During the Q&A, we were asked how the concept of proportionality applies with DORA.

The question may have arisen because I mentioned a couple of times during the presentation that there is a theory of proportionality within DORA, and yet a distinct lack of proportionality within the Regulation text itself.

  • For example, Article 16 describes a simplified risk management framework, reducing the obligations described within Articles 5 to 15. But the simplified risk management framework is only available to a very small subset of firms, and the criteria is not based on the size, scale, or complexity of the firm.

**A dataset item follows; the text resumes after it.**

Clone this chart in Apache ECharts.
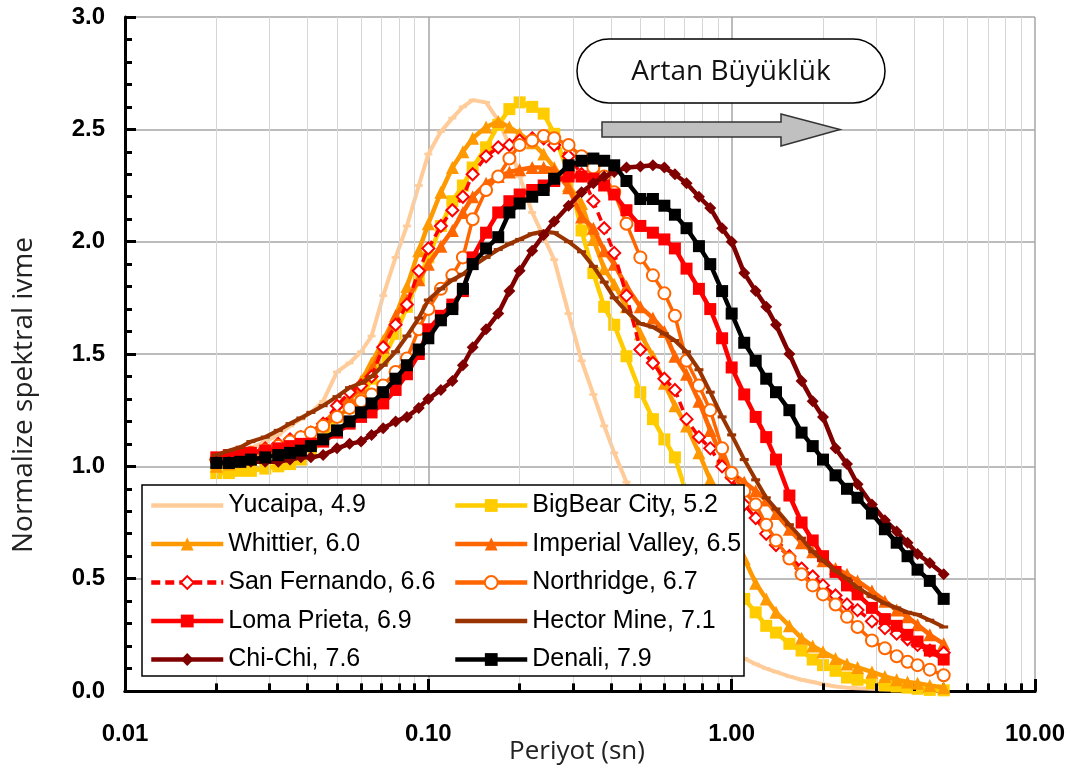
<!DOCTYPE html>
<html>
<head>
<meta charset="utf-8">
<script src="https://cdn.jsdelivr.net/npm/echarts@6/dist/echarts.min.js"></script>
<style>html,body{margin:0;padding:0;background:#fff}#c{width:1073px;height:776px}</style>
</head>
<body>
<div id="c"></div>
<script>
// ---- data ----
const periods = [0.020,0.022,0.024,0.026,0.029,0.032,0.035,0.038,0.041,0.045,
  0.050,0.055,0.060,0.065,0.071,0.078,0.085,0.093,0.10,0.11,
  0.12,0.13,0.14,0.155,0.17,0.185,0.20,0.22,0.24,0.26,
  0.29,0.32,0.35,0.38,0.41,0.45,0.50,0.55,0.60,0.65,
  0.71,0.78,0.85,0.93,1.0,1.1,1.2,1.3,1.4,1.55,
  1.7,1.85,2.0,2.2,2.4,2.6,2.9,3.2,3.5,3.8,
  4.1,4.5,5.0];

const yucaipa = [1.03,1.04,1.06,1.08,1.11,1.14,1.18,1.21,1.24,1.29,
  1.42,1.46,1.51,1.58,1.76,1.93,2.07,2.25,2.39,2.49,
  2.55,2.60,2.63,2.62,2.54,2.43,2.29,2.13,2.02,1.92,
  1.68,1.47,1.32,1.18,1.06,0.93,0.78,0.65,0.54,0.45,
  0.37,0.30,0.25,0.21,0.18,0.145,0.12,0.10,0.085,0.065,
  0.05,0.04,0.03,0.02,0.015,0.012,0.01,0.008,0.005,0.004,
  0.003,0.002,0.001];

const bigBear = [0.97,0.97,0.98,0.98,0.99,1.00,1.01,1.03,1.06,1.12,
  1.22,1.26,1.30,1.39,1.48,1.59,1.71,1.83,1.93,2.07,
  2.18,2.25,2.33,2.42,2.52,2.59,2.62,2.60,2.57,2.48,
  2.30,2.05,1.86,1.71,1.63,1.49,1.33,1.21,1.12,1.04,
  0.88,0.78,0.68,0.58,0.51,0.41,0.35,0.29,0.26,0.21,
  0.18,0.14,0.115,0.09,0.06,0.05,0.035,0.025,0.02,0.015,
  0.01,0.005,0.003];

const whittier = [1.00,1.01,1.02,1.03,1.05,1.07,1.09,1.11,1.14,1.18,
  1.25,1.31,1.38,1.46,1.56,1.67,1.80,1.96,2.08,2.22,
  2.33,2.40,2.46,2.51,2.535,2.51,2.48,2.44,2.39,2.33,
  2.25,2.17,2.01,1.88,1.81,1.71,1.59,1.49,1.37,1.27,
  1.18,1.06,0.94,0.82,0.72,0.59,0.48,0.41,0.35,0.29,
  0.235,0.20,0.175,0.145,0.12,0.105,0.085,0.065,0.05,0.04,
  0.035,0.025,0.015];

const imperial = [1.02,1.03,1.04,1.05,1.07,1.09,1.11,1.13,1.15,1.19,
  1.25,1.30,1.35,1.43,1.53,1.67,1.74,1.83,1.90,1.98,
  2.05,2.13,2.20,2.26,2.29,2.31,2.32,2.33,2.33,2.32,
  2.24,2.11,2.06,1.96,1.90,1.80,1.71,1.66,1.60,1.49,
  1.41,1.29,1.16,1.04,0.97,0.93,0.89,0.85,0.79,0.72,
  0.66,0.62,0.58,0.545,0.52,0.49,0.445,0.40,0.36,0.33,
  0.295,0.25,0.21];

const sanFernando = [1.03,1.04,1.05,1.06,1.08,1.10,1.12,1.13,1.15,1.19,
  1.27,1.33,1.36,1.40,1.53,1.63,1.72,1.87,1.97,2.07,
  2.14,2.20,2.30,2.38,2.42,2.43,2.45,2.46,2.46,2.43,
  2.38,2.30,2.18,2.06,1.95,1.76,1.52,1.46,1.39,1.34,
  1.21,1.13,1.08,1.00,0.95,0.83,0.77,0.70,0.65,0.60,
  0.545,0.51,0.47,0.425,0.385,0.36,0.31,0.28,0.255,0.23,
  0.205,0.18,0.17];

const northridge = [1.03,1.04,1.05,1.06,1.07,1.09,1.11,1.13,1.15,1.18,
  1.22,1.26,1.29,1.32,1.36,1.42,1.48,1.61,1.70,1.79,
  1.85,1.93,2.10,2.23,2.29,2.37,2.43,2.45,2.47,2.46,
  2.43,2.38,2.33,2.29,2.22,2.08,1.93,1.85,1.77,1.67,
  1.47,1.36,1.25,1.08,0.97,0.89,0.83,0.74,0.67,0.59,
  0.52,0.47,0.43,0.385,0.33,0.285,0.225,0.19,0.155,0.13,
  0.115,0.095,0.07];

const lomaPrieta = [1.04,1.05,1.06,1.06,1.07,1.08,1.09,1.10,1.10,1.11,
  1.15,1.19,1.22,1.24,1.28,1.34,1.41,1.50,1.61,1.67,
  1.72,1.78,1.93,2.04,2.13,2.18,2.21,2.23,2.25,2.27,
  2.29,2.29,2.28,2.25,2.21,2.14,2.07,2.04,2.01,1.97,
  1.88,1.79,1.70,1.57,1.44,1.32,1.22,1.13,1.03,0.87,
  0.75,0.67,0.60,0.53,0.47,0.43,0.37,0.32,0.29,0.25,
  0.22,0.18,0.14];

const hectorMine = [1.05,1.07,1.085,1.11,1.13,1.16,1.19,1.215,1.24,1.27,
  1.31,1.35,1.37,1.40,1.45,1.51,1.58,1.66,1.74,1.79,
  1.83,1.855,1.89,1.93,1.965,1.99,2.01,2.035,2.045,2.04,
  2.00,1.955,1.89,1.82,1.75,1.69,1.635,1.62,1.59,1.56,
  1.51,1.43,1.33,1.22,1.14,1.03,0.94,0.86,0.81,0.74,
  0.68,0.62,0.58,0.535,0.50,0.46,0.42,0.39,0.37,0.35,
  0.34,0.315,0.285];

const chiChi = [1.02,1.02,1.02,1.02,1.02,1.02,1.03,1.04,1.04,1.05,
  1.08,1.10,1.11,1.14,1.17,1.20,1.22,1.26,1.30,1.34,
  1.38,1.45,1.53,1.61,1.68,1.78,1.87,1.96,2.03,2.09,
  2.16,2.22,2.26,2.29,2.31,2.33,2.335,2.34,2.33,2.30,
  2.26,2.20,2.15,2.06,2.00,1.86,1.78,1.71,1.63,1.50,
  1.38,1.29,1.22,1.08,1.01,0.92,0.83,0.76,0.71,0.66,
  0.61,0.57,0.52];

const denali = [1.015,1.015,1.02,1.03,1.04,1.05,1.06,1.07,1.09,1.12,
  1.16,1.20,1.24,1.28,1.33,1.39,1.45,1.52,1.57,1.65,
  1.70,1.79,1.90,1.97,2.02,2.13,2.17,2.20,2.23,2.28,
  2.34,2.36,2.37,2.36,2.34,2.27,2.19,2.19,2.16,2.12,
  2.06,1.98,1.90,1.78,1.68,1.55,1.47,1.39,1.33,1.25,
  1.15,1.09,1.03,0.96,0.90,0.86,0.79,0.72,0.66,0.60,
  0.54,0.49,0.41];

const seriesNames = ['Yucaipa, 4.9','BigBear City, 5.2','Whittier, 6.0','Imperial Valley, 6.5',
  'San Fernando, 6.6','Northridge, 6.7','Loma Prieta, 6.9','Hector Mine, 7.1','Chi-Chi, 7.6','Denali, 7.9'];
const seriesValues = [yucaipa, bigBear, whittier, imperial, sanFernando, northridge, lomaPrieta, hectorMine, chiChi, denali];

const xTickValues = [0.01, 0.1, 1, 10];
const xTickLabels = ['0.01', '0.10', '1.00', '10.00'];
const yTickLabels = ['0.0', '0.5', '1.0', '1.5', '2.0', '2.5', '3.0'];
const minorX = [0.02,0.03,0.04,0.05,0.06,0.07,0.08,0.09,0.2,0.3,0.4,0.5,0.6,0.7,0.8,0.9,2,3,4,5,6,7,8,9];
const legendLeft = ['Yucaipa, 4.9','Whittier, 6.0','San Fernando, 6.6','Loma Prieta, 6.9','Chi-Chi, 7.6'];
const legendRight = ['BigBear City, 5.2','Imperial Valley, 6.5','Northridge, 6.7','Hector Mine, 7.1','Denali, 7.9'];
const noSymbolInLegend = ['Yucaipa, 4.9','Hector Mine, 7.1'];

// ---- styles ----
const dash = 'path://M0,0 L7,0 L7,2.4 L0,2.4 Z';
const styles = [
  {color:'#FFCC99', symbol: dash, size: 8, width: 4},
  {color:'#FFCC00', symbol:'rect', size: 12, width: 4.5},
  {color:'#FF9900', symbol:'triangle', size: 13, width: 4.5},
  {color:'#FF6600', symbol:'triangle', size: 13, width: 4.5},
  {color:'#FF0000', symbol:'emptyDiamond', size: 12, width: 3.5, dashed: true},
  {color:'#FF6600', symbol:'emptyCircle', size: 12, width: 3.5},
  {color:'#FF0000', symbol:'rect', size: 12, width: 4.5},
  {color:'#993300', symbol: dash, size: 9, width: 4},
  {color:'#800000', symbol:'diamond', size: 12, width: 4.5},
  {color:'#000000', symbol:'rect', size: 12, width: 4.5}
];

const chart = echarts.init(document.getElementById('c'), null, {renderer:'canvas'});

const dataSeries = seriesNames.map((name, i) => {
  const st = styles[i];
  return {
    name: name,
    type: 'line',
    data: periods.map((p, k) => [p, seriesValues[i][k]]),
    symbol: st.symbol,
    symbolSize: st.size,
    symbolKeepAspect: true,
    showSymbol: true,
    showAllSymbol: true,
    z: 3 + i,
    lineStyle: {color: st.color, width: st.width, type: st.dashed ? [9, 5] : 'solid'},
    itemStyle: {color: st.color, borderWidth: st.symbol.indexOf('empty') === 0 ? 2.2 : 0},
    emphasis: {disabled: true},
    animation: false
  };
});

const tickData = [];
minorX.forEach(v => tickData.push([{coord:[v, 0]}, {coord:[v, 0.034]}]));

const gridSeries = {
  name: 'grid', type: 'line', data: [], z: 1, silent: true,
  markLine: {
    silent: true, symbol: ['none','none'], label: {show:false}, animation: false,
    lineStyle: {color:'#d6d6d6', width: 1, type:'solid'},
    emphasis: {disabled: true},
    data: minorX.map(v => ({xAxis: v}))
  }
};
const tickSeries = {
  name: 'ticks', type: 'line', data: [], z: 20, silent: true,
  markLine: {
    silent: true, symbol: ['none','none'], label: {show:false}, animation: false,
    lineStyle: {color:'#000', width: 3, type:'solid'},
    emphasis: {disabled: true},
    data: tickData
  }
};

const legendBase = {
  orient: 'vertical', itemWidth: 72, itemHeight: 16, itemGap: 13.5, padding: 0,
  selectedMode: false, z: 60,
  lineStyle: {width: 4.5},
  textStyle: {fontSize: 25, fontFamily: 'Liberation Sans, Arial, sans-serif', color: '#000', lineHeight: 24}
};
function legendItems(names) {
  return names.map(n => noSymbolInLegend.indexOf(n) >= 0 ? {name: n, itemStyle: {opacity: 0}} : {name: n});
}

function xLabel(v) {
  let best = 0, bd = Infinity;
  xTickValues.forEach((t, i) => { const d = Math.abs(Math.log10(v) - Math.log10(t)); if (d < bd) { bd = d; best = i; } });
  return xTickLabels[best];
}

chart.setOption({
  backgroundColor: '#fff',
  animation: false,
  grid: {left: 125, right: 38, top: 17, bottom: 85, containLabel: false},
  xAxis: [{
    type: 'log', logBase: 10, min: 0.01, max: 10,
    axisLine: {show: true, onZero: false, lineStyle: {color:'#000', width: 3}},
    axisTick: {show: true, inside: true, length: 12, lineStyle: {color:'#000', width: 3}},
    minorTick: {show: false},
    splitLine: {show: true, lineStyle: {color:'#a6a6a6', width: 1.5}},
    axisLabel: {margin: 31, formatter: xLabel, fontSize: 24, fontWeight: 'bold', fontFamily: 'Liberation Sans, Arial, sans-serif', color: '#000'}
  }, {
    type: 'log', logBase: 10, min: 0.01, max: 10, position: 'top',
    axisLine: {show: true, lineStyle: {color:'#000', width: 3}},
    axisTick: {show: false}, axisLabel: {show: false}, splitLine: {show: false}
  }],
  yAxis: {
    type: 'value', min: 0, max: 3, interval: 0.5,
    axisLine: {show: true, lineStyle: {color:'#000', width: 3}},
    axisTick: {show: true, inside: true, length: 11, lineStyle: {color:'#000', width: 3}},
    minorTick: {show: true, splitNumber: 5, length: 7, lineStyle: {color:'#000', width: 3}},
    splitLine: {show: true, lineStyle: {color:'#a6a6a6', width: 1.5}},
    axisLabel: {margin: 20, formatter: v => yTickLabels[Math.round(v / 0.5)], fontSize: 24, fontWeight: 'bold', fontFamily: 'Liberation Sans, Arial, sans-serif', color: '#000'}
  },
  legend: [
    Object.assign({}, legendBase, {data: legendItems(legendLeft), left: 149, top: 493}),
    Object.assign({}, legendBase, {data: legendItems(legendRight), left: 453, top: 493})
  ],
  graphic: [
    {type:'rect', z: 50, shape:{x:142, y:485, width:602, height:191}, style:{fill:'#fff', stroke:'#000', lineWidth:1.5}},
    {type:'rect', z: 50, shape:{x:577, y:39, width:308, height:64, r:32}, style:{fill:'#fff', stroke:'#000', lineWidth:1.5}},
    {type:'text', z: 51, style:{text:'Artan Büyüklük', x:731, y:72, align:'center', verticalAlign:'middle', fontSize:28, fontFamily:'Open Sans, sans-serif', fill:'#111'}},
    {type:'polygon', z: 50, shape:{points:[[602,122],[781,122],[781,114],[840,129.5],[781,146],[781,137],[602,137]]}, style:{fill:'#c0c0c0', stroke:'#333', lineWidth:1.5}},
    {type:'text', z: 51, style:{text:'Periyot (sn)', x:577, y:752, align:'center', verticalAlign:'middle', fontSize:26, fontFamily:'Open Sans, sans-serif', fill:'#222'}},
    {type:'text', z: 51, x: 24, y: 395, rotation: Math.PI / 2, style:{text:'Normalize spektral ivme', x:0, y:0, align:'center', verticalAlign:'middle', fontSize:28, fontFamily:'Open Sans, sans-serif', fill:'#222'}}
  ],
  series: [gridSeries].concat(dataSeries, [tickSeries])
});
</script>
</body>
</html>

The Technical Standards published a few weeks ago do not make this any easier either. As I mentioned yesterday, they actually seem to broaden the scope and raise the bar for DORA compliance.

  • To see what I mean, you only need to look at the recent Technical Standard (Recital 6 on page 4) that reveals internal intra group service providers are actually a subset of external third party service providers.

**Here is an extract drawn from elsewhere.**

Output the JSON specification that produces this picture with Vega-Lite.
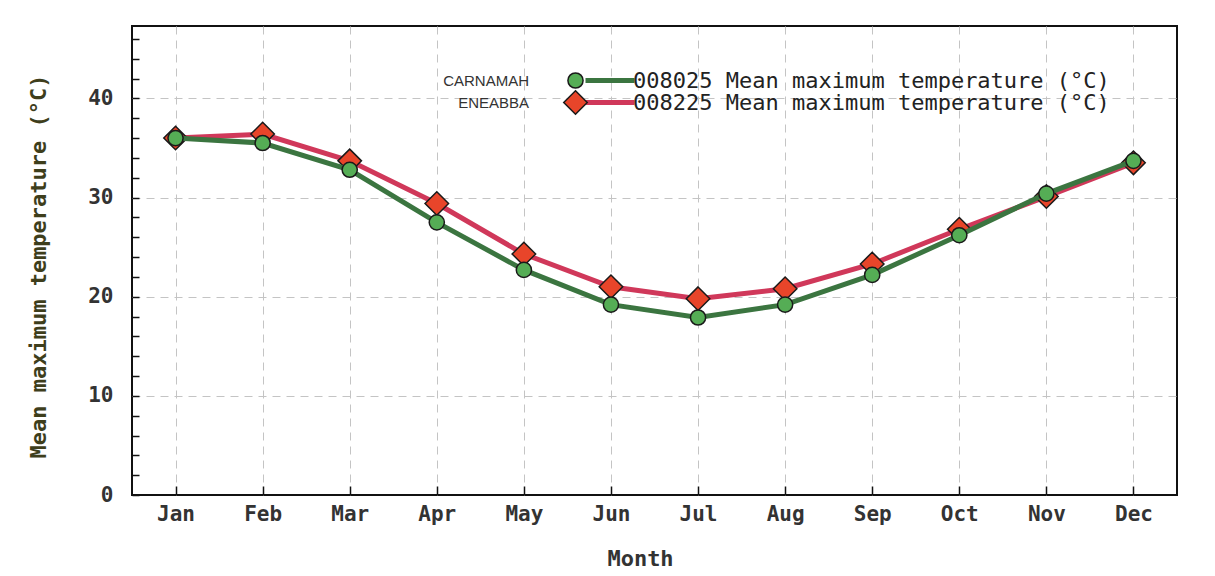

I hope the answers we provided during the webinar were coherent.

But between you and me, here’s what I really think.


What can a smaller organisation that does not have the resources of a large financial institution do?

Firstly, I am not a legal advisor, and this is atrocious advice from a legal perspective.

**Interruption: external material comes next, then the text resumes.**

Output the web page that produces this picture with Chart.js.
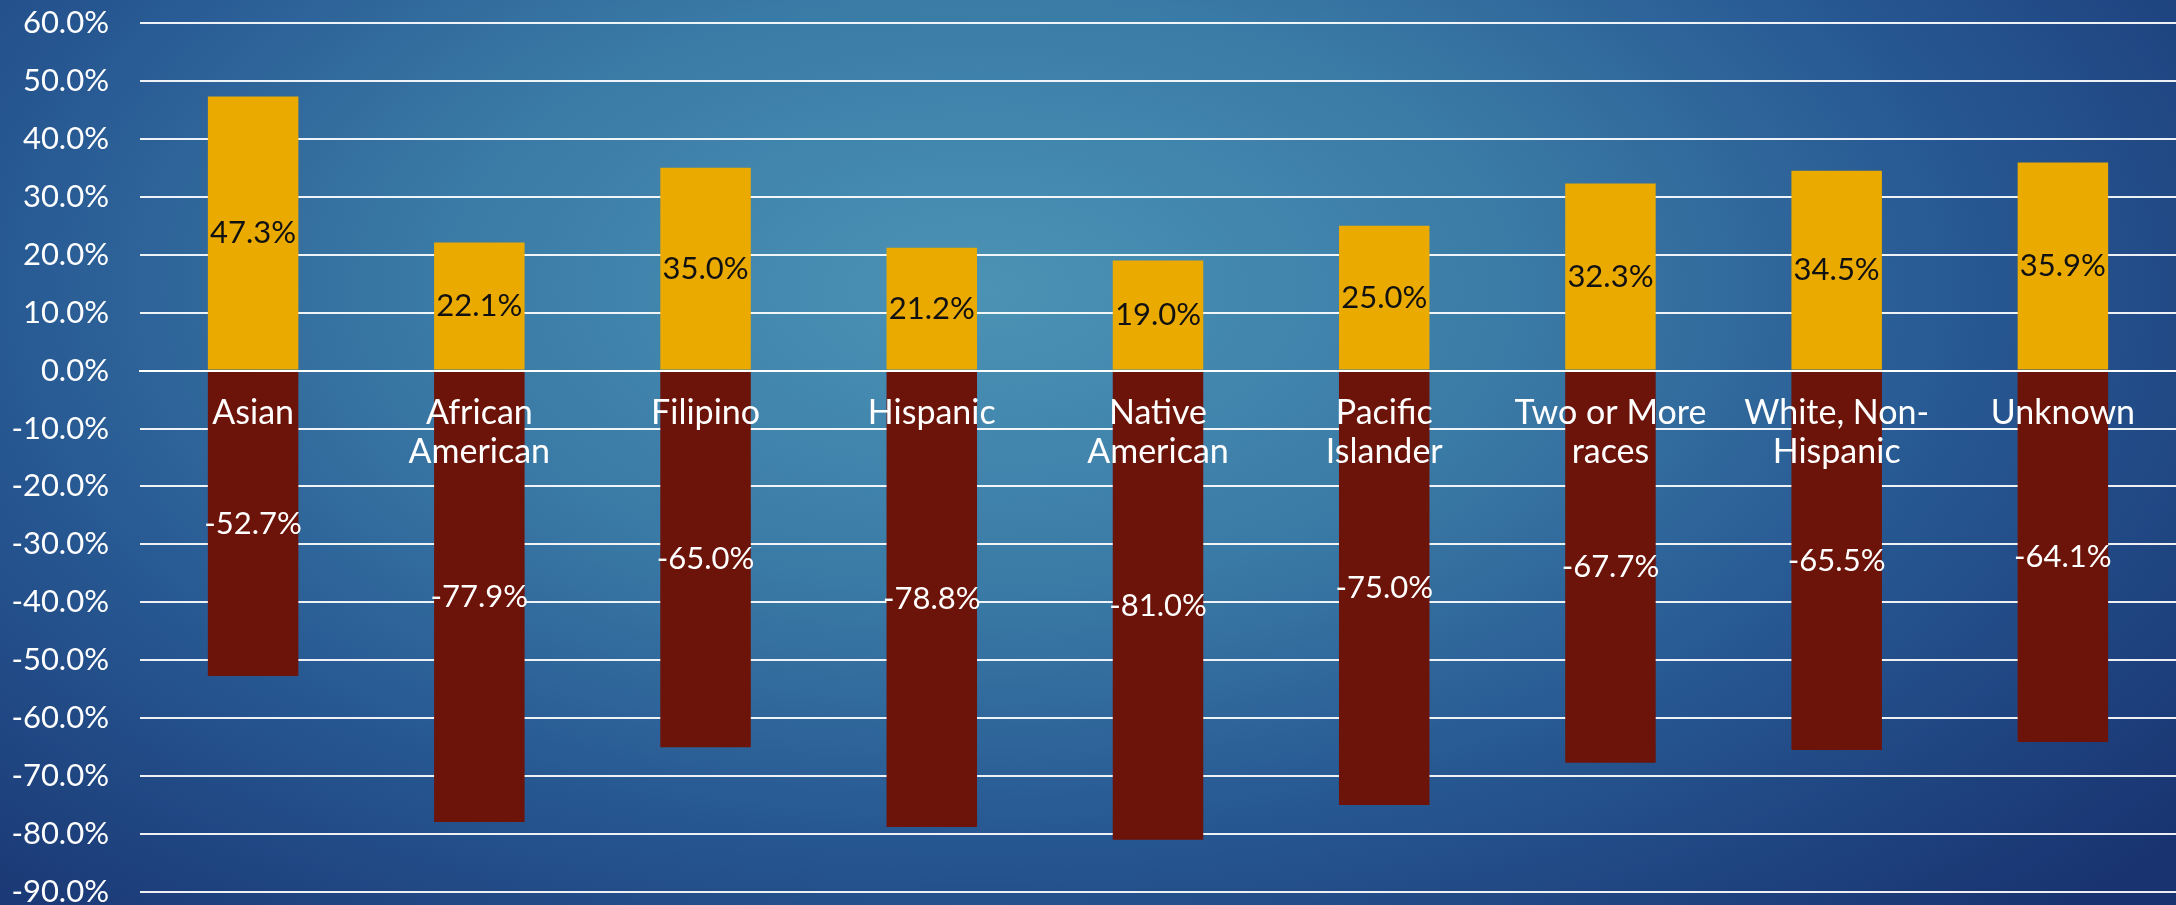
<!DOCTYPE html>
<html>
<head>
<meta charset="utf-8">
<script src="https://cdn.jsdelivr.net/npm/chart.js@4.4.0/dist/chart.umd.min.js"></script>
<style>
  html, body { margin: 0; padding: 0; }
  body {
    width: 2176px; height: 905px; overflow: hidden;
    background: radial-gradient(ellipse 72% 95% at 45% 32%, #4b93b5 0%, #3a7aa6 35%, #275892 63%, #183370 100%);
  }
  #wrap { position: relative; width: 2176px; height: 905px; }
</style>
</head>
<body>
<div id="wrap"><canvas id="chart"></canvas></div>
<script>
// categories and values
const categories = ['Asian', ['African', 'American'], 'Filipino', 'Hispanic', ['Native', 'American'],
  ['Pacific', 'Islander'], ['Two or More', 'races'], ['White, Non-', 'Hispanic'], 'Unknown'];
const upperValues = [47.3, 22.1, 35.0, 21.2, 19.0, 25.0, 32.3, 34.5, 35.9];
const lowerValues = [-52.7, -77.9, -65.0, -78.8, -81.0, -75.0, -67.7, -65.5, -64.1];

const FONT = 'Lato, "DejaVu Sans", sans-serif';
const fmt = v => v.toFixed(1) + '%';

// draws the value in the middle of each bar
const barLabels = {
  id: 'barLabels',
  afterDatasetsDraw(chart) {
    const ctx = chart.ctx;
    ctx.save();
    ctx.font = '31px ' + FONT;
    ctx.textAlign = 'center';
    ctx.textBaseline = 'middle';
    chart.data.datasets.forEach((ds, di) => {
      const meta = chart.getDatasetMeta(di);
      ctx.fillStyle = ds.labelColor;
      meta.data.forEach((el, i) => {
        ctx.fillText(fmt(ds.data[i]), el.x, (el.y + el.base) / 2);
      });
    });
    ctx.restore();
  }
};

new Chart(document.getElementById('chart'), {
  type: 'bar',
  data: {
    labels: categories,
    datasets: [
      { data: upperValues, backgroundColor: '#eaaa00', labelColor: '#111111' },
      { data: lowerValues, backgroundColor: '#6c1409', labelColor: '#ffffff' }
    ]
  },
  options: {
    responsive: true,
    maintainAspectRatio: false,
    animation: false,
    layout: { padding: { top: 23, bottom: 13, left: 0, right: 0 } },
    datasets: { bar: { categoryPercentage: 1, barPercentage: 0.4 } },
    plugins: { legend: { display: false }, tooltip: { enabled: false } },
    scales: {
      x: {
        stacked: true,
        position: { y: 0 },
        grid: { display: false, drawTicks: false },
        border: { display: true, color: '#ffffff', width: 2, z: 1 },
        ticks: {
          z: 1,
          color: '#ffffff', padding: 23, maxRotation: 0, autoSkip: false,
          font: { family: FONT, size: 34, lineHeight: 1.15 }
        }
      },
      y: {
        stacked: true,
        min: -90, max: 60,
        afterFit(scale) { scale.width = 140; scale.paddingTop = 0; scale.paddingBottom = 0; },
        grid: { color: 'rgba(255,255,255,0.92)', lineWidth: 2, drawTicks: false },
        border: { display: false },
        ticks: {
          stepSize: 10, color: '#ffffff', padding: 31,
          font: { family: FONT, size: 31 },
          callback: v => fmt(v)
        }
      }
    }
  },
  plugins: [barLabels]
});
</script>
</body>
</html>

But we have to deal with reality here.

We need to figure out ways to start eating this DORA elephant*, even if we already fear (or know) that we’re not going to be able to digest the whole animal.

And there’s only one way to eat an elephant:

One bite at a time.


Which bites to take first?

I think it is reasonable..

to focus on what a reasonable person ..

would think is reasonable.

There is a reason why I used the word ‘reasonable’ three times in that sentence.

We must focus on what is ‘reasonable’, appropriate, proportionate for a firm with our risks, resources, capabilities, and constraints.

And let’s admit it – It’s exactly how we did it for GDPR.

Because it’s the only way to do it without losing our sanity.


What is reasonable?

I remember a regulator being asked this question.

And their answer was: You tell me what you think is reasonable!



So what do I think is reasonable?

I think it is reasonable to start with a focus on:

  • Foreseeable incidents (e.g. ransomware; account compromise; system outage; breach in a third party), and
  • Appropriate controls to reduce the likelihood and impact of these foreseeable events (e.g. immutable backups; Multi-Factor Authentication; proven disaster recovery and incident response plans; ongoing oversight of the security controls operated by third parties).


Will that be enough?

Maybe focusing on what a reasonable person would think is reasonable won’t be enough.

And maybe we will be asked (by an unreasonable person who lives in an ivory tower) why we did not do more.

But in that scenario, we will be having a conversation about why we focused on ensuring we got a C-grade, rather than targeting an A-grade (but increased the likelihood of a D or F grade because we focused on the wrong things).

And at the end of the day, when I did my Leaving Cert, a C-grade was still an Honour.


* No elephants were harmed in the making of this article.